Will you repeat only the lines from the one with "Give me the" through the one with "import * as", both included, leaving every picture out?

___ DATA RECORDS ___

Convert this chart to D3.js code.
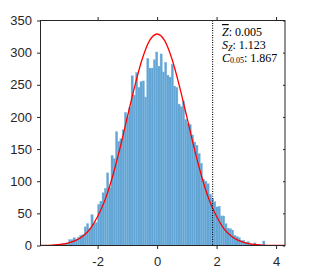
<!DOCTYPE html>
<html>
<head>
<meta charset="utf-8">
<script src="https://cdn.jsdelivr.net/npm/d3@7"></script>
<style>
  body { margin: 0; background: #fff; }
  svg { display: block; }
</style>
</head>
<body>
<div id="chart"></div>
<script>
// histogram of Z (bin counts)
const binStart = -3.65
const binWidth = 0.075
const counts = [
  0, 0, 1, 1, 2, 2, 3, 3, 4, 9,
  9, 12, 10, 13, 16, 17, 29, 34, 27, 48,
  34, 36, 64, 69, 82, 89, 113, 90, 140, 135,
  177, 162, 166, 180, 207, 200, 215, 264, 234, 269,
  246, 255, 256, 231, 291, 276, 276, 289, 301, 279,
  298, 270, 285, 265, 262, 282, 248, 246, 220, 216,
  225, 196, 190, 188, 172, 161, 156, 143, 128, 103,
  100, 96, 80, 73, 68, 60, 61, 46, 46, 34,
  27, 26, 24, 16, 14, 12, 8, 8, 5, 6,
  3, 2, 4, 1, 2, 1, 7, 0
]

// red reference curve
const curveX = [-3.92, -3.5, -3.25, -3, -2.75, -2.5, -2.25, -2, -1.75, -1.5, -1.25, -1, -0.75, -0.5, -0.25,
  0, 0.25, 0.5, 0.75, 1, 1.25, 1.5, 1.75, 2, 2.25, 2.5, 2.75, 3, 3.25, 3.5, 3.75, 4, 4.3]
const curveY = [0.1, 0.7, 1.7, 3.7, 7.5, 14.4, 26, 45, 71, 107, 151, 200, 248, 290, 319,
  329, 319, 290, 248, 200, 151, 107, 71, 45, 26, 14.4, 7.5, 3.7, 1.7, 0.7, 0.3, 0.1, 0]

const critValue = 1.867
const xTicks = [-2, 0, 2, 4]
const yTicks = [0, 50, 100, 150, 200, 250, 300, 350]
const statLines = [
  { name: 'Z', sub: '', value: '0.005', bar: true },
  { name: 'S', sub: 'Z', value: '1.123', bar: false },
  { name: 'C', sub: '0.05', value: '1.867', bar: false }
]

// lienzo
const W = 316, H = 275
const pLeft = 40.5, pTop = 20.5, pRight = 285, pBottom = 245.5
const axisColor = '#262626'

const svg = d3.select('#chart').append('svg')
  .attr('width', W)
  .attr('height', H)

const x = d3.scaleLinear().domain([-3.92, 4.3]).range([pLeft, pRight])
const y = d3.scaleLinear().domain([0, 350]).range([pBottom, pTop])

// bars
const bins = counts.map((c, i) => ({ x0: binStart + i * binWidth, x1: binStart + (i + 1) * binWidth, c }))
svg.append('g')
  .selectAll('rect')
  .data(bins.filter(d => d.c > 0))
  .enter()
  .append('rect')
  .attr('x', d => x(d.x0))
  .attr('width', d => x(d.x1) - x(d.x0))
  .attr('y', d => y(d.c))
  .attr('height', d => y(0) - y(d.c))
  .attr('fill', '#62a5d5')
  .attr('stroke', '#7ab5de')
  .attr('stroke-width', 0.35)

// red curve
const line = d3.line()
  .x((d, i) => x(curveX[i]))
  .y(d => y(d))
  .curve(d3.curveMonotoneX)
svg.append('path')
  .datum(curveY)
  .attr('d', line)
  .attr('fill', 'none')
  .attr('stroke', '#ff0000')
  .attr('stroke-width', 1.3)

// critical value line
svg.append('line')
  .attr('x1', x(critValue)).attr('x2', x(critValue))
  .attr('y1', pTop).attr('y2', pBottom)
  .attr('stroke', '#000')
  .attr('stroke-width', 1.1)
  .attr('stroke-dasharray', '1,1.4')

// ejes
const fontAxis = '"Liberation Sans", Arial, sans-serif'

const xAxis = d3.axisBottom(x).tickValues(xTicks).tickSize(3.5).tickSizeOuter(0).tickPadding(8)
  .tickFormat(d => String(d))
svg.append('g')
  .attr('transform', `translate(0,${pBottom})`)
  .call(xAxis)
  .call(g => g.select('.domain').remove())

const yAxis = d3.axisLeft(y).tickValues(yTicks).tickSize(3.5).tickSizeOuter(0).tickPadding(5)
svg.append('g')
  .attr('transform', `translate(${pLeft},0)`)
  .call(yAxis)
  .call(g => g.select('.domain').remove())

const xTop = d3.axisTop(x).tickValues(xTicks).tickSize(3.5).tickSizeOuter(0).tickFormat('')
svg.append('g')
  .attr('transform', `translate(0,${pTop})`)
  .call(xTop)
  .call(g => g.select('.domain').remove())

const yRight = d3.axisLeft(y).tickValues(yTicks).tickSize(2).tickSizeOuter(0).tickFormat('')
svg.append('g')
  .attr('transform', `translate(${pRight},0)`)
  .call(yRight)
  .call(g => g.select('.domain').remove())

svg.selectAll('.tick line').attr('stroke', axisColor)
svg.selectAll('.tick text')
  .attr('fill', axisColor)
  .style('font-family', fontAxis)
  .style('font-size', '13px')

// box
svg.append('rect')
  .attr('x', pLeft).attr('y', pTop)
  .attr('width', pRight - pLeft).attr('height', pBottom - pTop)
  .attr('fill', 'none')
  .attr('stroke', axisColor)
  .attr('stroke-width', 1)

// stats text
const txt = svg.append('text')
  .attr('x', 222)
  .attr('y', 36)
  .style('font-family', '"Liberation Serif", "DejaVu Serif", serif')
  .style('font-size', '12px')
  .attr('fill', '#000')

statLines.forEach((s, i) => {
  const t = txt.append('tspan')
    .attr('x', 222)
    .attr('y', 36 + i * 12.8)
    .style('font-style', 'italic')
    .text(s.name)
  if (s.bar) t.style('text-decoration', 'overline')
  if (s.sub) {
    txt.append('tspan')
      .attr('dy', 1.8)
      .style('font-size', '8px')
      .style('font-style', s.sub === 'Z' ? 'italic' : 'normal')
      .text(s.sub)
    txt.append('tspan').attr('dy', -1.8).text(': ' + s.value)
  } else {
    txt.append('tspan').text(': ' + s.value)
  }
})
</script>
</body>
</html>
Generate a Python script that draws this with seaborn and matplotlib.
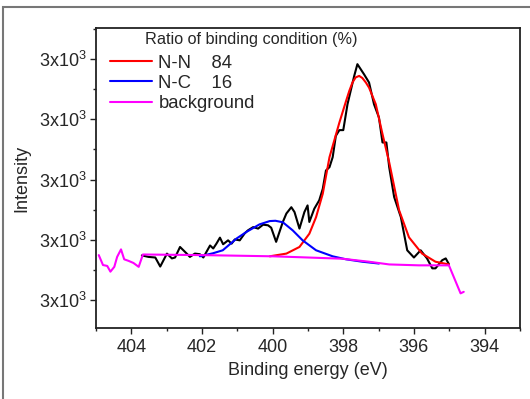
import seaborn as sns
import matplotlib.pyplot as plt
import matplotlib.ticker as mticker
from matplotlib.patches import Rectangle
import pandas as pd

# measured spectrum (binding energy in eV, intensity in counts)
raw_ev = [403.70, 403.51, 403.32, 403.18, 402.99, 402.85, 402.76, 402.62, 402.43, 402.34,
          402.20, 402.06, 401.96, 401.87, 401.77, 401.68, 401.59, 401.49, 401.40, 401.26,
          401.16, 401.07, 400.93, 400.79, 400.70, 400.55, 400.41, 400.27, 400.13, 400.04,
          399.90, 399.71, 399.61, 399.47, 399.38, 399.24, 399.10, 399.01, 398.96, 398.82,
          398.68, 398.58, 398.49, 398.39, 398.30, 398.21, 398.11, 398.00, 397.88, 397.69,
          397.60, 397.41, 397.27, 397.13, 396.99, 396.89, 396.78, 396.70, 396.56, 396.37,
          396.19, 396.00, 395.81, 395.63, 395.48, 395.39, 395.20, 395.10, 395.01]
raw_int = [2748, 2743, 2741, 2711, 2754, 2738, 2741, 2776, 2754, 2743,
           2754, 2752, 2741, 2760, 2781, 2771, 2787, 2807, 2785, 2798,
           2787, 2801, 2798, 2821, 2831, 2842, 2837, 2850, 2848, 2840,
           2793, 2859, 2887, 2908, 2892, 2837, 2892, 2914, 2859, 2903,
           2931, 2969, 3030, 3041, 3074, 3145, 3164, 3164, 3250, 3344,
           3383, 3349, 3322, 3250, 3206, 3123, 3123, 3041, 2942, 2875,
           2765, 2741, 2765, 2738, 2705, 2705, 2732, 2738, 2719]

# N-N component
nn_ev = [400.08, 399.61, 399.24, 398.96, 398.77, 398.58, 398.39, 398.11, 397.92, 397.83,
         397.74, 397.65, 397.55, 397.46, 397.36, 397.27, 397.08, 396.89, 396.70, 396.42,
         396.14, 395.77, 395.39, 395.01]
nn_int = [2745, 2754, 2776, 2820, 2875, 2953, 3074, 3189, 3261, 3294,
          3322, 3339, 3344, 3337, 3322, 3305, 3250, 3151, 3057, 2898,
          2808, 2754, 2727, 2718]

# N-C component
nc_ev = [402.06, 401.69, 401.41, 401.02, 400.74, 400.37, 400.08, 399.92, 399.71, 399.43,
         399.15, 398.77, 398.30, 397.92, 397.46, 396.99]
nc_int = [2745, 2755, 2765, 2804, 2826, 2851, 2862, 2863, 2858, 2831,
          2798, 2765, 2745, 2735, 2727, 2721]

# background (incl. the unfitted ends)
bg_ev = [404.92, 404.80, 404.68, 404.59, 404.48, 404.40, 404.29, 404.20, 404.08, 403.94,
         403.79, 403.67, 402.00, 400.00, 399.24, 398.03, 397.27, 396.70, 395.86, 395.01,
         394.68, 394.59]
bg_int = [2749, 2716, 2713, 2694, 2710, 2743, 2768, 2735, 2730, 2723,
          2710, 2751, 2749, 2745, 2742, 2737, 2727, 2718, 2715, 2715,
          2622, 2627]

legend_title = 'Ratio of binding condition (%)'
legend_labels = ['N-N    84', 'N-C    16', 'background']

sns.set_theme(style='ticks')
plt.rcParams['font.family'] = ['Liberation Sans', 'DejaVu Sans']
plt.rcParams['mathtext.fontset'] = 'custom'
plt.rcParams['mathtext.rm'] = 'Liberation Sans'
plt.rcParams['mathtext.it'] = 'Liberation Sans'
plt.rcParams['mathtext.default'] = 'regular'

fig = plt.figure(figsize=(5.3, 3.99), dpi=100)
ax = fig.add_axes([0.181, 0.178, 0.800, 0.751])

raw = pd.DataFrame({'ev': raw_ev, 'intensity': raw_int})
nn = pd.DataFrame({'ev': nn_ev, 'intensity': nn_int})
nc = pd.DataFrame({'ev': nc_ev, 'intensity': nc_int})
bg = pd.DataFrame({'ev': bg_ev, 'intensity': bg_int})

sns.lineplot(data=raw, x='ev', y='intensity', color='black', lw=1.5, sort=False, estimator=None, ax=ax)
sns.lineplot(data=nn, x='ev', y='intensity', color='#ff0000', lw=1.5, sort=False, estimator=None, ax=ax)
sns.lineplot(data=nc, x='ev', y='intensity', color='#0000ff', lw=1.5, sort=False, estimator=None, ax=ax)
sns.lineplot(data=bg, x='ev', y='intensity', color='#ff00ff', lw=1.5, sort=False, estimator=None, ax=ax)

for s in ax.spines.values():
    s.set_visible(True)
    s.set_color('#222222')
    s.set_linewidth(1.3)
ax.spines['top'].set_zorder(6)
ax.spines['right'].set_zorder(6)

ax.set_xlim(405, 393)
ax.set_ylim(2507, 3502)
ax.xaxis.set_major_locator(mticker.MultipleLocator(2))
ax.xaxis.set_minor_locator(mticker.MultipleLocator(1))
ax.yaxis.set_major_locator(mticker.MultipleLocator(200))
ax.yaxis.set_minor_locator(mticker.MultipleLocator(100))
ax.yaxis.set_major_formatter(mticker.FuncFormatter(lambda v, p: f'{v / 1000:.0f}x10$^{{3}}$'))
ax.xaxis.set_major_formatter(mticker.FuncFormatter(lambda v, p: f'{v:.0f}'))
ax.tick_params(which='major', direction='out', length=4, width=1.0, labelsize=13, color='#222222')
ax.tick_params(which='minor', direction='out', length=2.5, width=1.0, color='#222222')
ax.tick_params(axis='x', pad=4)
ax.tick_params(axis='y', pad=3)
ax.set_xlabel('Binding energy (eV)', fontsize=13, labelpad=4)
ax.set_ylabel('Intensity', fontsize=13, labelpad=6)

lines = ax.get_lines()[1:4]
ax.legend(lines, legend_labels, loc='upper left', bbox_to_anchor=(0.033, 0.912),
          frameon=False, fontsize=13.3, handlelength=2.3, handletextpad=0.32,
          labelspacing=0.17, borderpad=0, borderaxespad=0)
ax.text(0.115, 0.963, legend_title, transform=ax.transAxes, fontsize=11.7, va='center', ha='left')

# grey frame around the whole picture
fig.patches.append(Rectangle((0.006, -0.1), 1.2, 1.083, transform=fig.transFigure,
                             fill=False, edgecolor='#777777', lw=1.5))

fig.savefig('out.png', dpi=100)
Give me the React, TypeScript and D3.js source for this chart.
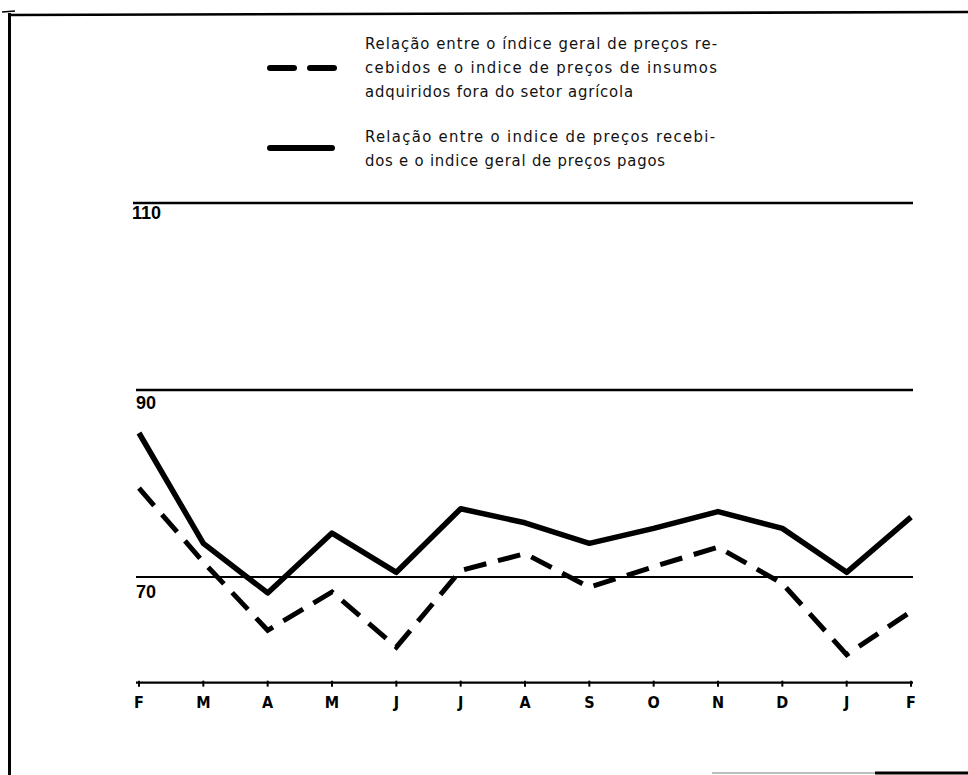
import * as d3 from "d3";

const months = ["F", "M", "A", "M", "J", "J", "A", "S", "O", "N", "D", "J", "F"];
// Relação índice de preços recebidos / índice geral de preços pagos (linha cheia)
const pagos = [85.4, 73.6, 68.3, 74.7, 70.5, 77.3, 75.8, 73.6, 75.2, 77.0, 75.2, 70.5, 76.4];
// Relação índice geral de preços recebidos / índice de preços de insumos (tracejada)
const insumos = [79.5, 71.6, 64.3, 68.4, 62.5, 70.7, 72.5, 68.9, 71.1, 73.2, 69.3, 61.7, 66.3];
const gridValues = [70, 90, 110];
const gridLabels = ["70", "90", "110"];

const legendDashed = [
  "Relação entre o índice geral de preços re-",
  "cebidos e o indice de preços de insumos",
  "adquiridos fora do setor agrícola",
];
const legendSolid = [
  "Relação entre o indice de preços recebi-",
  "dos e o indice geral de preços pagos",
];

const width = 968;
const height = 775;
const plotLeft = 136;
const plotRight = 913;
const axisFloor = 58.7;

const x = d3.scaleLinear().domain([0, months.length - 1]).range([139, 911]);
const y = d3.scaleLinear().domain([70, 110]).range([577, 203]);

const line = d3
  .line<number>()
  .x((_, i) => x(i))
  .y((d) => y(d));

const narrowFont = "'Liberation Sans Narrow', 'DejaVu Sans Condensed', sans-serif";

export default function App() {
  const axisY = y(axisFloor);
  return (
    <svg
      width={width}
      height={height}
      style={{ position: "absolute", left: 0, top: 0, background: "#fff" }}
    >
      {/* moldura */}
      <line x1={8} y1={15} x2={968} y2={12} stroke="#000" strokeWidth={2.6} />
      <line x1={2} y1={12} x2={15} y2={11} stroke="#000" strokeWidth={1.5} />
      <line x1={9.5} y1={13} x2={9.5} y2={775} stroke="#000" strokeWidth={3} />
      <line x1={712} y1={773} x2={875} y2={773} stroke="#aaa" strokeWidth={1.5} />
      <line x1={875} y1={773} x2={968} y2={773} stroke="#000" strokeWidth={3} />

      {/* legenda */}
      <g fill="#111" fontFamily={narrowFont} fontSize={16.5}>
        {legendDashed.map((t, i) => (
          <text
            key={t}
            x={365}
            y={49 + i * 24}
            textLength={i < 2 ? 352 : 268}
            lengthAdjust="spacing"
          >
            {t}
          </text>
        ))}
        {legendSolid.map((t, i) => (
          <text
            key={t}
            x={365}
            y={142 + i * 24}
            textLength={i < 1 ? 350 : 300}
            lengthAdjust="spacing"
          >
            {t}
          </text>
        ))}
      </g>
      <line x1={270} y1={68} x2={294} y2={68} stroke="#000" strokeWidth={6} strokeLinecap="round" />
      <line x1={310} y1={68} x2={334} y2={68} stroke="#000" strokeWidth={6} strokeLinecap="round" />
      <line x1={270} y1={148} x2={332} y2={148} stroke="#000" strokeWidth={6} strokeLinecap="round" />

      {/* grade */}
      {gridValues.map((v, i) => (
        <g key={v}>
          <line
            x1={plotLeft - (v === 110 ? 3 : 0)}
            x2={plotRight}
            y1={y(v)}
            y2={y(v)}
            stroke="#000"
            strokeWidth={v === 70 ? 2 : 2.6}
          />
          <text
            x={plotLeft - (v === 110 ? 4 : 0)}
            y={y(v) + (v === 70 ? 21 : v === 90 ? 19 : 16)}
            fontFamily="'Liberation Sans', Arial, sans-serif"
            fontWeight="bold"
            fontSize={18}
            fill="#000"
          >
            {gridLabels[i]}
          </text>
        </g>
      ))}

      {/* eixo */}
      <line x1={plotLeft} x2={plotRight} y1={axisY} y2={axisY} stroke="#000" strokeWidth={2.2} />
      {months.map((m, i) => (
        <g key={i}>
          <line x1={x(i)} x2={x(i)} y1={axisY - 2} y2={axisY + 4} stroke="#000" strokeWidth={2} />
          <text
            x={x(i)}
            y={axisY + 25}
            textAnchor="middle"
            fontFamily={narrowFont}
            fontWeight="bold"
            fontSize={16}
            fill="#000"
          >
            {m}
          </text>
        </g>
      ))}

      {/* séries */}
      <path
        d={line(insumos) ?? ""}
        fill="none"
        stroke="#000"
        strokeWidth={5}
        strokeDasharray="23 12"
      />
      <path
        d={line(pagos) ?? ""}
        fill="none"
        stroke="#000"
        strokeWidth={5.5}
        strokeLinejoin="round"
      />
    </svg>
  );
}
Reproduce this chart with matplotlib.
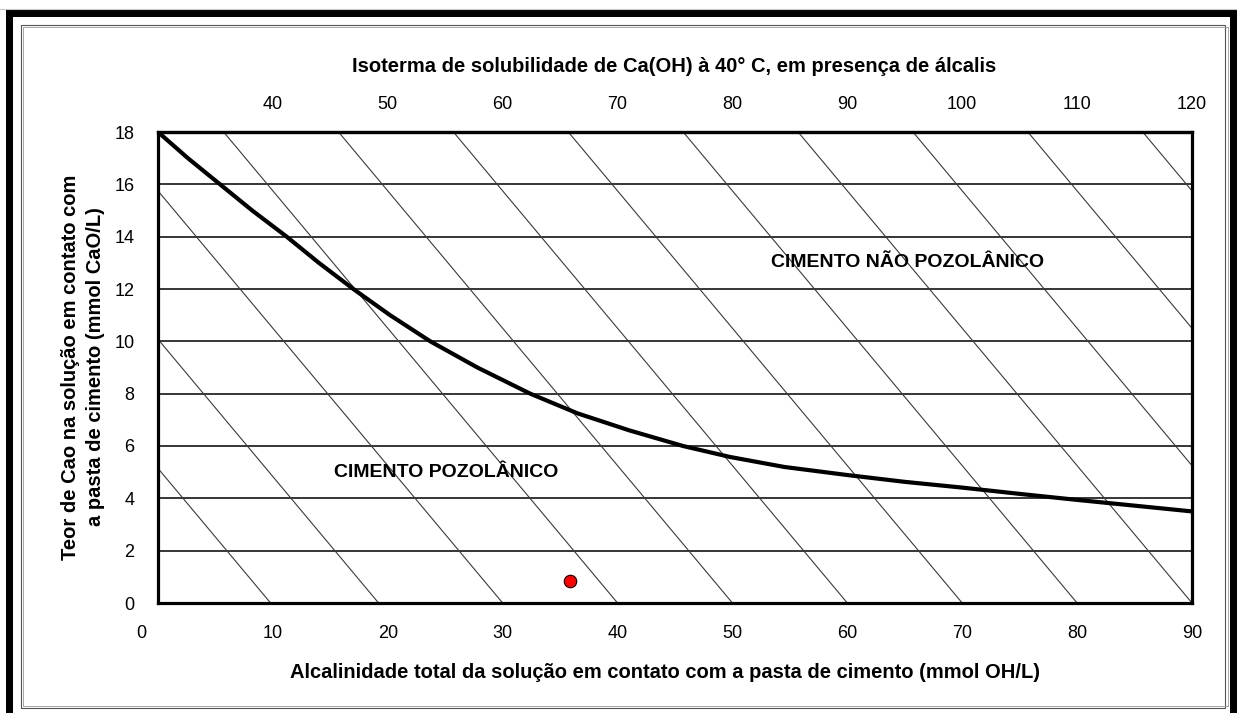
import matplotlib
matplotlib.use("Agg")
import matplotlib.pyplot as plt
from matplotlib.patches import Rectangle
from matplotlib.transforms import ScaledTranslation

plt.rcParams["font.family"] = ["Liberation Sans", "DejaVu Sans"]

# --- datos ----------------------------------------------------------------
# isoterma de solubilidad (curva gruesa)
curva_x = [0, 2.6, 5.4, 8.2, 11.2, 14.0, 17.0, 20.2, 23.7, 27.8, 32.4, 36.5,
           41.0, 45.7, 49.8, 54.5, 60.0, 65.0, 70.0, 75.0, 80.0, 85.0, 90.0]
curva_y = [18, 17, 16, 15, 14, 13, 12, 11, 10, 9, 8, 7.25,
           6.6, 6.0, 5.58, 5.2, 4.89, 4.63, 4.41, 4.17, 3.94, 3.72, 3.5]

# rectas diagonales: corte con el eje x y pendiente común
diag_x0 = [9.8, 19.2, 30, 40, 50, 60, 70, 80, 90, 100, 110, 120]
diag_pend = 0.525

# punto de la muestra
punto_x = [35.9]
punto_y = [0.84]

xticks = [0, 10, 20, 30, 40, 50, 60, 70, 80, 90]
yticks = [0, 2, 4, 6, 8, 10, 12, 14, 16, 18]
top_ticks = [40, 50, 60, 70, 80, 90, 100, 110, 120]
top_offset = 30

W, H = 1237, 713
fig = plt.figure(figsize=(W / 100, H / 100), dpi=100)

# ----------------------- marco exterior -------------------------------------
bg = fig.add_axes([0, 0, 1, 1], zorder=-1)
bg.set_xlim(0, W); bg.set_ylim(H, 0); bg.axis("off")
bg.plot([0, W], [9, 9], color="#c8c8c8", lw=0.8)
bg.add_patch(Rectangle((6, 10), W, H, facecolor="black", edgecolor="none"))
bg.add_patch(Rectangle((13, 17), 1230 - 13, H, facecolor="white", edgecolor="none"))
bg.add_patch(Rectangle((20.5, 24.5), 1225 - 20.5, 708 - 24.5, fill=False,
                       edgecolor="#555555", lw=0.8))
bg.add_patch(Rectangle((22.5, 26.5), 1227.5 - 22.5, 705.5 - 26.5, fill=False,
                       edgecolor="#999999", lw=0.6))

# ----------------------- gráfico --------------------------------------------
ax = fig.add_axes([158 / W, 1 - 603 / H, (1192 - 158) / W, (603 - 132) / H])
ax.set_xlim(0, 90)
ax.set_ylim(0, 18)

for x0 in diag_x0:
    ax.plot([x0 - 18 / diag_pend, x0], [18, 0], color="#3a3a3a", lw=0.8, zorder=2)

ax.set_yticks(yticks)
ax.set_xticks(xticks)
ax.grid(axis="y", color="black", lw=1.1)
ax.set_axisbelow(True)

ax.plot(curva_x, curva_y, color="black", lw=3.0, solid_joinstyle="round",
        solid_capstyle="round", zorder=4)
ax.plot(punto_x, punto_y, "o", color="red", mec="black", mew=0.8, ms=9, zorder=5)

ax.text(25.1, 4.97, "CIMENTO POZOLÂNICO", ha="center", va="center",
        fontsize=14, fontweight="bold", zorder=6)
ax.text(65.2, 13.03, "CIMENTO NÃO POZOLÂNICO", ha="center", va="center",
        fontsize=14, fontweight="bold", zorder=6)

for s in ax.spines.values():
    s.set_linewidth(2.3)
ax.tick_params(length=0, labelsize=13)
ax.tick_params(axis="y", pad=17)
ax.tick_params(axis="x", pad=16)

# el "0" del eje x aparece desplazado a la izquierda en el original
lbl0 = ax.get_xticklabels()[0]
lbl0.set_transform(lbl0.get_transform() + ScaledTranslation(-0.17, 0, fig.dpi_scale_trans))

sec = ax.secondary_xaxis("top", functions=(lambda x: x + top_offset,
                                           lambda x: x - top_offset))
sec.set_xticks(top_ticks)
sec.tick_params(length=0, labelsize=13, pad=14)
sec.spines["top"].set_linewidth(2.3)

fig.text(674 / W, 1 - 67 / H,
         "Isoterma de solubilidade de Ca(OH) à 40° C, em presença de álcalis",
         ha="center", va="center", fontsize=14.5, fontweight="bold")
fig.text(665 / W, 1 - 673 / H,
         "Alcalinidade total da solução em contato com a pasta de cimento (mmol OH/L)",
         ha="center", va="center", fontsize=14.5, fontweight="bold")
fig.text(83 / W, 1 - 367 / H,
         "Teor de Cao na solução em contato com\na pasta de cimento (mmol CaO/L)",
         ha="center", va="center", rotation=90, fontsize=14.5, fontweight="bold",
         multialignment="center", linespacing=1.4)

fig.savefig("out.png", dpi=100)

___

- _RESULT OF THE EXERCISE_:
Give me the React, TypeScript and D3.js source for this chart.
import * as d3 from "d3";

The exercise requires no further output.